Your task –
Which lines hold the word "chart"? Show each of them.

--- Records shown ---

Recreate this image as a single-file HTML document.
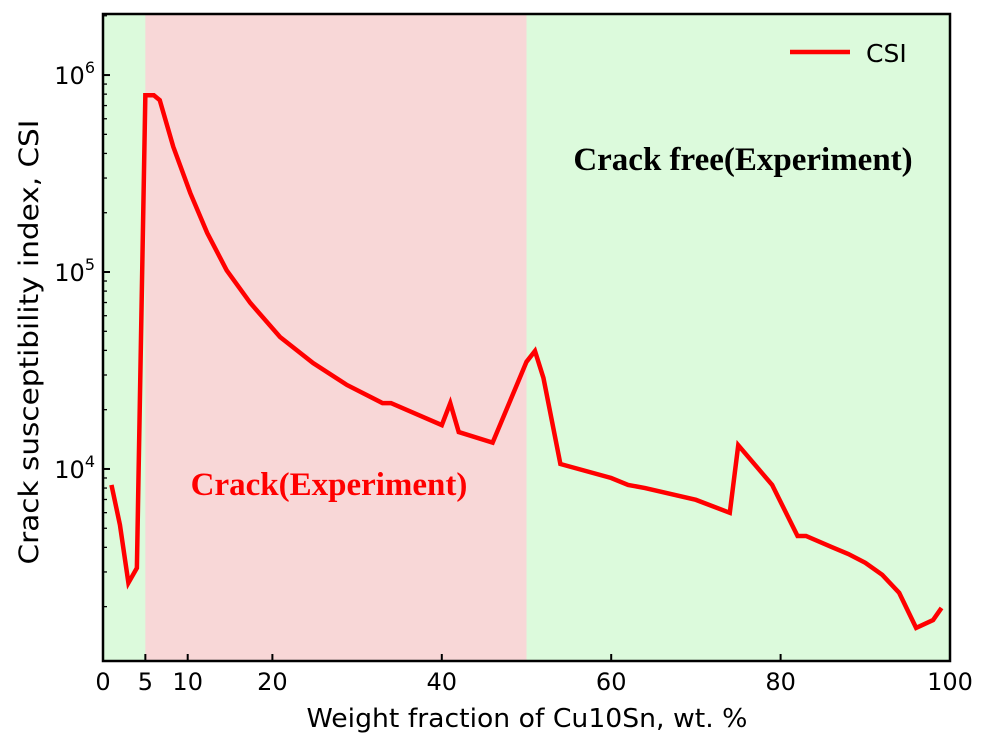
<!DOCTYPE html>
<html><head><meta charset="utf-8"><style>
body{margin:0;background:#fff}
svg{display:block;font-family:"DejaVu Sans","Liberation Sans",sans-serif}
</style></head><body>
<svg id="chart" width="990" height="747" viewBox="0 0 990 747">
<g id="bg"></g><g id="ticks"></g><g id="series"></g>
<text x="743" y="170" text-anchor="middle" font-family="Liberation Serif,serif" font-weight="bold" font-size="33" fill="#000">Crack free(Experiment)</text>
<text x="329" y="495" text-anchor="middle" font-family="Liberation Serif,serif" font-weight="bold" font-size="33" fill="#ff0000">Crack(Experiment)</text>
<g>
<line x1="790" y1="52" x2="850" y2="52" stroke="#ff0000" stroke-width="4.5"/>
<text x="866" y="62" font-size="25" fill="#000">CSI</text>
</g>
<text x="527" y="727" text-anchor="middle" font-size="26" textLength="441" lengthAdjust="spacingAndGlyphs" fill="#000">Weight fraction of Cu10Sn, wt. %</text>
<text transform="translate(38,342) rotate(-90)" text-anchor="middle" font-size="27" textLength="445" lengthAdjust="spacingAndGlyphs" fill="#000">Crack susceptibility index, CSI</text>
<rect x="103" y="14" width="847" height="647" fill="none" stroke="#000" stroke-width="2.5"/>
</svg>
<script>
const xs=[1,2,3,4,5,6,6.7,8.3,10.3,12.3,14.6,17.4,20.9,24.8,28.8,33,34,40,41,42,46,50,51,52,54,60,62,64,70,74,75,79,82,83,86,88,90,92,94,96,98,99];
const csi=[8300,5200,2640,3140,790000,790000,746000,432000,252000,158000,102000,69600,46800,34500,26700,21600,21600,16700,21600,15400,13600,35000,39700,29000,10600,9000,8300,8000,6970,5990,13200,8300,4570,4570,4020,3700,3340,2900,2350,1560,1710,1970];
const xTicks=[0,5,10,20,40,60,80,100];
const yDecades=[4,5,6];
const crackRegion=[5,50];
const NS="http://www.w3.org/2000/svg";
const L=103,R=950,T=14,B=661,xMin=0,xMax=100,lMin=3.025,lMax=6.31;
const sx=v=>L+(v-xMin)/(xMax-xMin)*(R-L);
const sy=v=>B-(Math.log10(v)-lMin)/(lMax-lMin)*(B-T);
function mk(tag,attrs,parent){const e=document.createElementNS(NS,tag);for(const k in attrs)e.setAttribute(k,attrs[k]);parent.appendChild(e);return e;}
const bg=document.getElementById('bg'),tk=document.getElementById('ticks'),se=document.getElementById('series');
let r=mk('rect',{x:L,y:T,width:R-L,height:B-T,fill:'#dcfadc'},bg);


r=mk('rect',{x:sx(crackRegion[0]),y:T,width:sx(crackRegion[1])-sx(crackRegion[0]),height:B-T,fill:'#f8d7d7'},bg);


xTicks.forEach(v=>{
 const l=mk('line',{x1:sx(v),x2:sx(v),y1:B,y2:B-7,stroke:'#000','stroke-width':2},tk);
 
 
 const t=mk('text',{x:sx(v),y:B+29,'text-anchor':'middle','font-size':24,fill:'#000'},tk);
 t.textContent=v;
 
 
});
for(let d=3;d<=6;d++){for(let m=1;m<=9;m++){const v=m*Math.pow(10,d);const lv=Math.log10(v);if(lv<lMin||lv>lMax)continue;
 const major=m===1;
 const l=mk('line',{x1:L,x2:L+(major?7:4),y1:sy(v),y2:sy(v),stroke:'#000','stroke-width':major?2:1.3},tk);
 
 
}}
yDecades.forEach(d=>{
 const t=mk('text',{x:L-8,y:sy(Math.pow(10,d))+9,'text-anchor':'end','font-size':24,fill:'#000'},tk);
 t.innerHTML='10<tspan dy="-11" font-size="16">'+d+'</tspan>';
 
 
});
const p=mk('polyline',{points:xs.map((x,i)=>sx(x)+','+sy(csi[i])).join(' '),fill:'none',stroke:'#ff0000','stroke-width':4.5,'stroke-linejoin':'miter'},se);


</script>
</body></html>
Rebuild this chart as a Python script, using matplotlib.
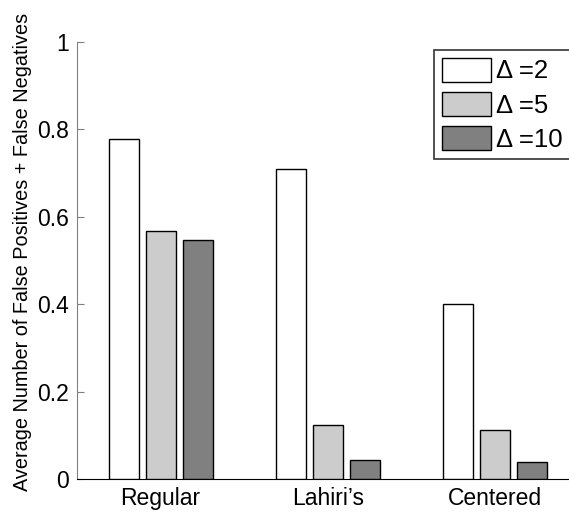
import numpy as np
import matplotlib.pyplot as plt
from matplotlib.patches import Patch

plt.rcParams['font.family'] = ['Liberation Sans', 'DejaVu Sans']

categories = ["Regular", "Lahiri\u2019s", "Centered"]
series_names = ["\u0394 =2", "\u0394 =5", "\u0394 =10"]
delta2 = [0.777, 0.709, 0.400]
delta5 = [0.567, 0.124, 0.112]
delta10 = [0.546, 0.044, 0.040]
colors = ["#ffffff", "#cccccc", "#808080"]

fig = plt.figure(figsize=(5.69, 5.14), dpi=100)
# axes runs past the right edge of the figure, like the cropped original
ax = fig.add_axes([77 / 569, 35 / 514, 502 / 569, 437 / 514])

x = np.arange(1, len(categories) + 1)
width = 0.179
step = 0.221
for i, (vals, c) in enumerate(zip([delta2, delta5, delta10], colors)):
    ax.bar(x + (i - 1) * step, vals, width, color=c, edgecolor="black",
           linewidth=1.0, zorder=3)

ax.set_xlim(0.5, 3.5)
ax.set_ylim(0, 1)
ax.set_xticks(x)
ax.set_xticklabels(categories, fontsize=16.5)
ax.set_yticks([0, 0.2, 0.4, 0.6, 0.8, 1])
ax.set_yticklabels(["0", "0.2", "0.4", "0.6", "0.8", "1"], fontsize=16.5)
ax.tick_params(axis="y", direction="in", length=5, color="#808080", pad=6)
ax.tick_params(axis="x", length=0, pad=6)
ax.spines["top"].set_visible(False)
ax.spines["right"].set_visible(False)
ax.spines["left"].set_color("#808080")
ax.spines["bottom"].set_color("black")
ax.set_ylabel("Average Number of False Positives + False Negatives",
              fontsize=14.3)
ax.yaxis.set_label_coords(-45 / 502, 0.52)

handles = [Patch(facecolor=c, edgecolor="black", linewidth=1.0) for c in colors]
leg = fig.legend(handles, series_names, loc="upper left",
                 bbox_to_anchor=(434 / 569, 1 - 50 / 514), fontsize=18.5,
                 frameon=True, fancybox=False, edgecolor="black",
                 handlelength=1.9, handleheight=1.05, handletextpad=0.2,
                 borderpad=0.3, labelspacing=0.33, borderaxespad=0)
leg.get_frame().set_linewidth(1.2)

fig.savefig("out.png", dpi=100)
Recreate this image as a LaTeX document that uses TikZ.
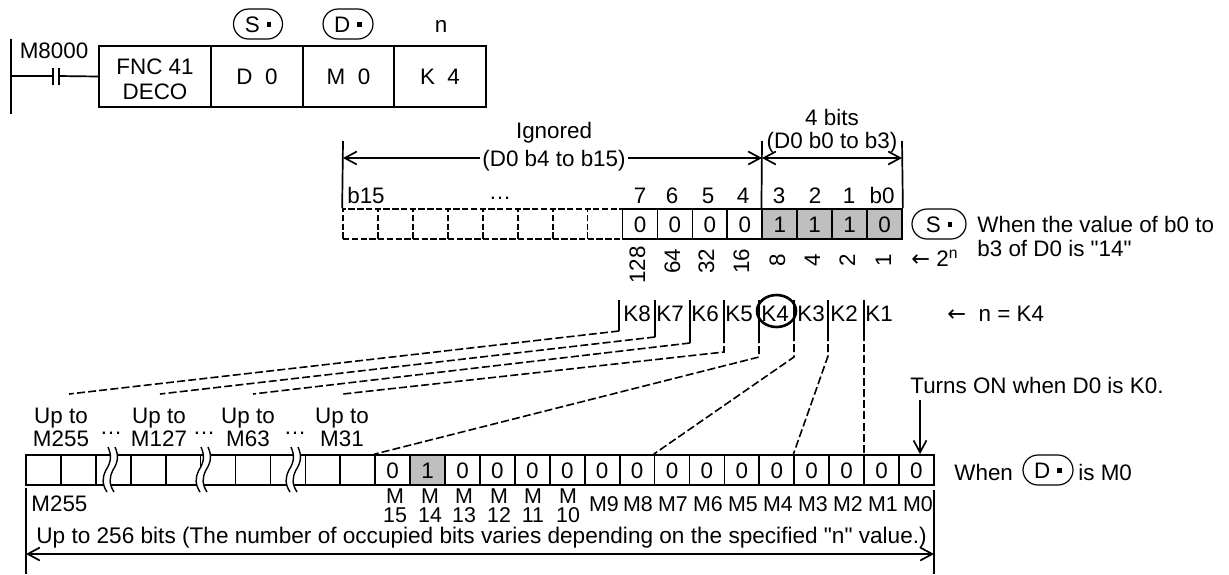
\documentclass[tikz,border=0pt]{standalone}
\usepackage{fontspec}
\setmainfont{Liberation Sans}[Ligatures=TeXOff]
\newfontfamily\arrowfont{DejaVu Sans}
\usetikzlibrary{arrows.meta,shapes.misc,shapes.geometric}
\definecolor{bitgray}{gray}{0.75}
\newcommand{\opdot}{\hspace{3.5pt}\rule[2.6pt]{2.2pt}{2.2pt}}
\tikzset{
  line/.style={line width=0.85pt},
  dim/.style={line width=0.85pt,{Straight Barb[length=6pt,width=6.5pt]}-{Straight Barb[length=6pt,width=6.5pt]}},
  onearrow/.style={line width=0.85pt,-{Straight Barb[length=6pt,width=6.5pt]}},
  dashconn/.style={line width=0.8pt,dash pattern=on 4pt off 1.6pt},
  txt/.style={inner sep=0pt,text height=8pt,text depth=0pt,font=\fontsize{11.2}{12}\selectfont},
  small/.style={txt,font=\fontsize{10.7}{12}\selectfont},
  cell/.style={txt,draw,line width=0.85pt,minimum width=17.46pt,minimum height=15pt},
  ghost/.style={cell,dash pattern=on 3.2pt off 1.2pt},
  instr/.style={txt,draw,line width=0.95pt,minimum height=30.5pt},
  opnd/.style={txt,rounded rectangle,draw,line width=0.6pt,minimum height=15pt},
  squig/.style={line width=0.7pt}
}
\begin{document}
\begin{tikzpicture}[x=0.5pt,y=-0.5pt]
    \useasboundingbox (0,0) rectangle (1229,574);
    % ladder
    \node[instr,minimum width=56pt] (fnc) at (155,76.5) {};
    \node[txt] (fnctop) at (155,66) {FNC 41};
    \node[txt] (fncbot) at (155,91) {DECO};
    \node[instr,minimum width=46pt] (src) at (257,76.5) {D\ \ 0};
    \node[instr,minimum width=45.5pt] (dst) at (348.5,76.5) {M\ \ 0};
    \node[instr,minimum width=46pt] (cnt) at (440,76.5) {K\ \ 4};
    \node[opnd,minimum width=24.5pt] (opS) at (258,24) {S\opdot};
    \node[opnd,minimum width=25pt] (opD) at (348,24) {D\opdot};
    \node[txt] (opN) at (441,24) {n};
    \node[txt] (m8000) at (54,50) {M8000};
    \coordinate (railtop) at (11,39);
    \coordinate (railbot) at (11,114);
    \coordinate (rung) at (11,76);
    \coordinate (cta) at (53,76);
    \coordinate (ctb) at (59,76);
    \draw[line] (railtop) -- (railbot);
    \draw[line] (rung) -- (cta) (ctb) -- (fnc.west);
    \draw[line] (53,68) -- (53,85) (59,68) -- (59,85);
    % source word
    \foreach \i in {15,...,8}
      \node[ghost] (s\i) at ({343+34.94*(15-\i)+17.47},224) {};
    \foreach \i in {7,...,4}
      \node[cell] (s\i) at ({343+34.94*(15-\i)+17.47},224) {0};
    \foreach \i/\v in {3/1,2/1,1/1,0/0}
      \node[cell,fill=bitgray] (s\i) at ({343+34.94*(15-\i)+17.47},224) {\v};
    \node[txt] (h15) at (366,195) {b15};
    \node[txt] (hdots) at (500,191) {…};
    \foreach \t/\x in {7/640,6/672,5/708,4/743,3/779,2/815,1/849}
      \node[txt] (h\t) at (\x,195) {\t};
    \node[txt] (h0) at (882,195) {b0};
    \foreach \t/\x/\y in {128/637/265,64/672/261,32/706/261,16/741/261,8/777/260,4/812/260,2/847/260,1/883/260}
      \node[txt,rotate=90] (w\t) at (\x,\y) {\t};
    \node[txt,anchor=west] (pow) at (911,258) {{\arrowfont ←}\ 2\textsuperscript{n}};
    \coordinate (igl) at (343,141);
    \coordinate (igr) at (762,141);
    \coordinate (btr) at (902,141);
    \coordinate (igla) at (343,158);
    \coordinate (igra) at (762,158);
    \coordinate (btra) at (902,158);
    \draw[line] (igl) -- (s15.north west);
    \draw[line] (igr) -- (s3.north west);
    \draw[line] (btr) -- (s0.north east);
    \draw[dim] (igla) -- (igra);
    \draw[dim] (igra) -- (btra);
    \node[txt] (ign) at (554,130) {Ignored};
    \node[txt,fill=white,inner xsep=1pt] (ignb) at (554,158) {(D0 b4 to b15)};
    \node[txt] (fbit) at (832,117) {4 bits};
    \node[txt] (fbitb) at (832,140) {(D0 b0 to b3)};
    \node[opnd,minimum width=27pt] (opS2) at (939,224) {S\opdot};
    \node[txt,anchor=west] (whA) at (977,224) {When the value of b0 to};
    \node[txt,anchor=west] (whB) at (977,248) {b3 of D0 is "14"};
    % n values
    \foreach \t/\x in {8/637,7/670,6/705,5/739,4/775,3/811,2/844,1/879}
      \node[txt] (k\t) at (\x,313) {K\t};
    \node[txt,anchor=west] (nval) at (947,313) {{\arrowfont ←}\ \ n = K4};
    \node[draw,ellipse,line width=1.3pt,inner sep=0pt,minimum width=19.5pt,minimum height=16pt] (ring) at (776.5,311) {};
    % destination word
    \foreach \i in {25,...,16}
      \node[cell] (d\i) at ({26+34.92*(25-\i)+17.46},470) {};
    \foreach \i in {15,13,12,...,0}
      \node[cell] (d\i) at ({26+34.92*(25-\i)+17.46},470) {0};
    \node[cell,fill=bitgray] (d14) at ({26+34.92*11+17.46},470) {1};
    \foreach \x in {112,205,295}{
      \fill[white] (\x-4,447) .. controls (\x,456) and (\x-1,462) .. (\x-6,470) .. controls (\x-10,478) and (\x-10,484) .. (\x-5,492)
        -- (\x+2,492) .. controls (\x-3,484) and (\x-3,478) .. (\x+1,470) .. controls (\x+6,462) and (\x+7,456) .. (\x+3,447) -- cycle;
      \draw[squig] (\x-4,447) .. controls (\x,456) and (\x-1,462) .. (\x-6,470) .. controls (\x-10,478) and (\x-10,484) .. (\x-5,492);
      \draw[squig] (\x+3,447) .. controls (\x+7,456) and (\x+6,462) .. (\x+1,470) .. controls (\x-3,478) and (\x-3,484) .. (\x+2,492);
    }
    \foreach \t/\x in {255/61,127/159,63/248,31/342}{
      \node[txt] (up\t) at (\x,415) {Up to};
      \node[txt] (lim\t) at (\x,438) {M\t};
    }
    \foreach \n/\x in {a/111,b/204,c/295}
      \node[txt] (dots\n) at (\x,426) {…};
    \foreach \t/\x in {15/395,14/430,13/464,12/499,11/533,10/568}{
      \node[small] (mt\t) at (\x,495.5) {M};
      \node[small] (mn\t) at (\x,514.5) {\t};
    }
    \foreach \t/\x in {9/604,8/638,7/673,6/708,5/743,4/778,3/813,2/848,1/883,0/918}
      \node[small] (m\t) at (\x,503) {M\t};
    \node[txt,anchor=west] (m255) at (31,503) {M255};
    \node[txt,anchor=west,font=\fontsize{11.3}{12}\selectfont] (note) at (36,535) {Up to 256 bits (The number of occupied bits varies depending on the specified "n" value.)};
    \coordinate (wl) at (26,488);
    \coordinate (wlb) at (26,574);
    \coordinate (wr) at (934,490);
    \coordinate (wrb) at (934,574);
    \coordinate (wla) at (26,554);
    \coordinate (wra) at (934,554);
    \draw[line] (wl) -- (wlb);
    \draw[line] (wr) -- (wrb);
    \draw[dim] (wla) -- (wra);
    \node[txt,anchor=west] (turn) at (910,385) {Turns ON when D0 is K0.};
    \coordinate (ona) at (920,400);
    \draw[onearrow] (ona) -- (d0.north -| ona);
    \node[txt,anchor=west] (whD) at (954,472) {When};
    \node[opnd,minimum width=25pt] (opD2) at (1048,470) {D\opdot};
    \node[txt,anchor=west] (isM) at (1078,472) {is M0};
    % connectors
    \coordinate (e8) at (69,394);
    \coordinate (e7) at (160,394);
    \coordinate (e6) at (253,394);
    \coordinate (e5) at (343,394);
    \foreach \n/\x/\s/\b/\e in {8/619/331/331/e8,7/655/337/337/e7,6/690/343/343/e6,5/724/335/352/e5,
        4/759/335/357/d15.north west,3/794/333/357/d7.north west,2/828/333/356/d3.north west,1/864/333/455/d1.north west}{
      \coordinate (kt\n) at (\x,300);
      \coordinate (kj\n) at (\x,\s);
      \coordinate (kb\n) at (\x,\b);
      \draw[line] (kt\n) -- (kj\n);
      \draw[dashconn] (kj\n) -- (kb\n) -- (\e);
    }
  \end{tikzpicture}
\end{document}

---

Worked solution –
<svg id="chart" width="990" height="747" viewBox="0 0 990 747">
Rebuild this chart as a Python script, using matplotlib.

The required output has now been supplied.